[Data listing]
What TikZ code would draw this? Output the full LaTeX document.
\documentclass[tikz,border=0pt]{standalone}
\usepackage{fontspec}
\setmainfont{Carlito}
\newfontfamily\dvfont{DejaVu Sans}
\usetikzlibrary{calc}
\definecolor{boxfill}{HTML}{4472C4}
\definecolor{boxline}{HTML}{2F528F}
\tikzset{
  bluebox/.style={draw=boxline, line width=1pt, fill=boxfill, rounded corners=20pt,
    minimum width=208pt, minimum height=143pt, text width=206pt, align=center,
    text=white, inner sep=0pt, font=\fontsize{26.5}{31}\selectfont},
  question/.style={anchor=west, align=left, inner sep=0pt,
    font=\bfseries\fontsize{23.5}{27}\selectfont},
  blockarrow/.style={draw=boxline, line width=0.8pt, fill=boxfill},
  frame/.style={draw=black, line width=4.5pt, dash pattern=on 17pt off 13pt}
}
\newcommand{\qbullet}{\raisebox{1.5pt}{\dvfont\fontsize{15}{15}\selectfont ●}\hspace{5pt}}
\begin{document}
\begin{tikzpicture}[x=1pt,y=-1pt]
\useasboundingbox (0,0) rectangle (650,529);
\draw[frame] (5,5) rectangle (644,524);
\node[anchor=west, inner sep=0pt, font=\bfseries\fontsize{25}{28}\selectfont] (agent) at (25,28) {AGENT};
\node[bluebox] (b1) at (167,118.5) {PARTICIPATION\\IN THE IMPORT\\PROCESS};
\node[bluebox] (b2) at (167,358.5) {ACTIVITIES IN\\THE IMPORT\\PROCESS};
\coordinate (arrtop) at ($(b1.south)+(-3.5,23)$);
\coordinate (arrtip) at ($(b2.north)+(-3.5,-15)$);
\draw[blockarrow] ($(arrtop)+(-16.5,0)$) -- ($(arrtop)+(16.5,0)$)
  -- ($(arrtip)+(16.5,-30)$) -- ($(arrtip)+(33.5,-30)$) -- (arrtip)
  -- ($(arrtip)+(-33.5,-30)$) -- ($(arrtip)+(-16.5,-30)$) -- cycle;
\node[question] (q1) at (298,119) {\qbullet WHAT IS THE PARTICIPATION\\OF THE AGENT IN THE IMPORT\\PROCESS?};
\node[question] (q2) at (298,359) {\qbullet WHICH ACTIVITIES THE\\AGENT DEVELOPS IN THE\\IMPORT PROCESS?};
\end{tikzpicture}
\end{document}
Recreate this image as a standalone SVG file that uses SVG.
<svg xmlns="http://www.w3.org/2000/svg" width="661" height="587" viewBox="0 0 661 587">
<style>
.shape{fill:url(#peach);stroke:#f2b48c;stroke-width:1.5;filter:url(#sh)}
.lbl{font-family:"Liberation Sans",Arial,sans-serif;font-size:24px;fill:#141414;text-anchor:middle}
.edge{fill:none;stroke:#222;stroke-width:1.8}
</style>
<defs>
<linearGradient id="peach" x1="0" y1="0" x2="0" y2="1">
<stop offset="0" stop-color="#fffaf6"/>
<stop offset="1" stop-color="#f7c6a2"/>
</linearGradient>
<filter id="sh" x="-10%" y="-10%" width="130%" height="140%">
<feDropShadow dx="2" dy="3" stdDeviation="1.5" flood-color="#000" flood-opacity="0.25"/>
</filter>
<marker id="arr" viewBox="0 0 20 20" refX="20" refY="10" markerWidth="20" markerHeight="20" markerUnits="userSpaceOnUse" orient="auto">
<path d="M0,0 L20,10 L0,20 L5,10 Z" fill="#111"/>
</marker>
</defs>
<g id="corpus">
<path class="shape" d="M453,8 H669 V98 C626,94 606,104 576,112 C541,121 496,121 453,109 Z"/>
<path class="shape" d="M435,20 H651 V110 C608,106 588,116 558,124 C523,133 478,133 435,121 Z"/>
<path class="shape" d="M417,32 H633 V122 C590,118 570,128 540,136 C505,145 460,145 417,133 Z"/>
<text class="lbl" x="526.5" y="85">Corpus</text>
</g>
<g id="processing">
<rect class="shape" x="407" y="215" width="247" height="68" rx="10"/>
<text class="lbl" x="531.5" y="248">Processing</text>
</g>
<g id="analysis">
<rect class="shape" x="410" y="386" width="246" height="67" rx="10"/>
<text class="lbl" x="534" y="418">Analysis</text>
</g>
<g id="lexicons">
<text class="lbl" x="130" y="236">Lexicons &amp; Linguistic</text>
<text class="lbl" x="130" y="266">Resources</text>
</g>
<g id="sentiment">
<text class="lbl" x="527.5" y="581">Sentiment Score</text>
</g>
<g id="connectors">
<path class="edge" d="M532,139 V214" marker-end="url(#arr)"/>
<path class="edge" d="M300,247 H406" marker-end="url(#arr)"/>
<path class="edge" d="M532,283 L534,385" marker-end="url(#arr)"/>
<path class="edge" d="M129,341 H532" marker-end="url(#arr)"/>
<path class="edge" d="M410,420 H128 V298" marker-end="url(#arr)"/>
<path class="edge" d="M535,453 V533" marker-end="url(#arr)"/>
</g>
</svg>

What you have to do
Make a verbatim copy of every entry shown above.

Answer below
What TikZ code would draw this? Output the full LaTeX document.
\documentclass[tikz,border=0pt]{standalone}
\usepackage{fontspec}
\setmainfont{Carlito}
\newfontfamily\dvfont{DejaVu Sans}
\usetikzlibrary{calc}
\definecolor{boxfill}{HTML}{4472C4}
\definecolor{boxline}{HTML}{2F528F}
\tikzset{
  bluebox/.style={draw=boxline, line width=1pt, fill=boxfill, rounded corners=20pt,
    minimum width=208pt, minimum height=143pt, text width=206pt, align=center,
    text=white, inner sep=0pt, font=\fontsize{26.5}{31}\selectfont},
  question/.style={anchor=west, align=left, inner sep=0pt,
    font=\bfseries\fontsize{23.5}{27}\selectfont},
  blockarrow/.style={draw=boxline, line width=0.8pt, fill=boxfill},
  frame/.style={draw=black, line width=4.5pt, dash pattern=on 17pt off 13pt}
}
\newcommand{\qbullet}{\raisebox{1.5pt}{\dvfont\fontsize{15}{15}\selectfont ●}\hspace{5pt}}
\begin{document}
\begin{tikzpicture}[x=1pt,y=-1pt]
\useasboundingbox (0,0) rectangle (650,529);
\draw[frame] (5,5) rectangle (644,524);
\node[anchor=west, inner sep=0pt, font=\bfseries\fontsize{25}{28}\selectfont] (agent) at (25,28) {AGENT};
\node[bluebox] (b1) at (167,118.5) {PARTICIPATION\\IN THE IMPORT\\PROCESS};
\node[bluebox] (b2) at (167,358.5) {ACTIVITIES IN\\THE IMPORT\\PROCESS};
\coordinate (arrtop) at ($(b1.south)+(-3.5,23)$);
\coordinate (arrtip) at ($(b2.north)+(-3.5,-15)$);
\draw[blockarrow] ($(arrtop)+(-16.5,0)$) -- ($(arrtop)+(16.5,0)$)
  -- ($(arrtip)+(16.5,-30)$) -- ($(arrtip)+(33.5,-30)$) -- (arrtip)
  -- ($(arrtip)+(-33.5,-30)$) -- ($(arrtip)+(-16.5,-30)$) -- cycle;
\node[question] (q1) at (298,119) {\qbullet WHAT IS THE PARTICIPATION\\OF THE AGENT IN THE IMPORT\\PROCESS?};
\node[question] (q2) at (298,359) {\qbullet WHICH ACTIVITIES THE\\AGENT DEVELOPS IN THE\\IMPORT PROCESS?};
\end{tikzpicture}
\end{document}
Recreate this image as a standalone SVG file that uses SVG.
<svg xmlns="http://www.w3.org/2000/svg" width="661" height="587" viewBox="0 0 661 587">
<style>
.shape{fill:url(#peach);stroke:#f2b48c;stroke-width:1.5;filter:url(#sh)}
.lbl{font-family:"Liberation Sans",Arial,sans-serif;font-size:24px;fill:#141414;text-anchor:middle}
.edge{fill:none;stroke:#222;stroke-width:1.8}
</style>
<defs>
<linearGradient id="peach" x1="0" y1="0" x2="0" y2="1">
<stop offset="0" stop-color="#fffaf6"/>
<stop offset="1" stop-color="#f7c6a2"/>
</linearGradient>
<filter id="sh" x="-10%" y="-10%" width="130%" height="140%">
<feDropShadow dx="2" dy="3" stdDeviation="1.5" flood-color="#000" flood-opacity="0.25"/>
</filter>
<marker id="arr" viewBox="0 0 20 20" refX="20" refY="10" markerWidth="20" markerHeight="20" markerUnits="userSpaceOnUse" orient="auto">
<path d="M0,0 L20,10 L0,20 L5,10 Z" fill="#111"/>
</marker>
</defs>
<g id="corpus">
<path class="shape" d="M453,8 H669 V98 C626,94 606,104 576,112 C541,121 496,121 453,109 Z"/>
<path class="shape" d="M435,20 H651 V110 C608,106 588,116 558,124 C523,133 478,133 435,121 Z"/>
<path class="shape" d="M417,32 H633 V122 C590,118 570,128 540,136 C505,145 460,145 417,133 Z"/>
<text class="lbl" x="526.5" y="85">Corpus</text>
</g>
<g id="processing">
<rect class="shape" x="407" y="215" width="247" height="68" rx="10"/>
<text class="lbl" x="531.5" y="248">Processing</text>
</g>
<g id="analysis">
<rect class="shape" x="410" y="386" width="246" height="67" rx="10"/>
<text class="lbl" x="534" y="418">Analysis</text>
</g>
<g id="lexicons">
<text class="lbl" x="130" y="236">Lexicons &amp; Linguistic</text>
<text class="lbl" x="130" y="266">Resources</text>
</g>
<g id="sentiment">
<text class="lbl" x="527.5" y="581">Sentiment Score</text>
</g>
<g id="connectors">
<path class="edge" d="M532,139 V214" marker-end="url(#arr)"/>
<path class="edge" d="M300,247 H406" marker-end="url(#arr)"/>
<path class="edge" d="M532,283 L534,385" marker-end="url(#arr)"/>
<path class="edge" d="M129,341 H532" marker-end="url(#arr)"/>
<path class="edge" d="M410,420 H128 V298" marker-end="url(#arr)"/>
<path class="edge" d="M535,453 V533" marker-end="url(#arr)"/>
</g>
</svg>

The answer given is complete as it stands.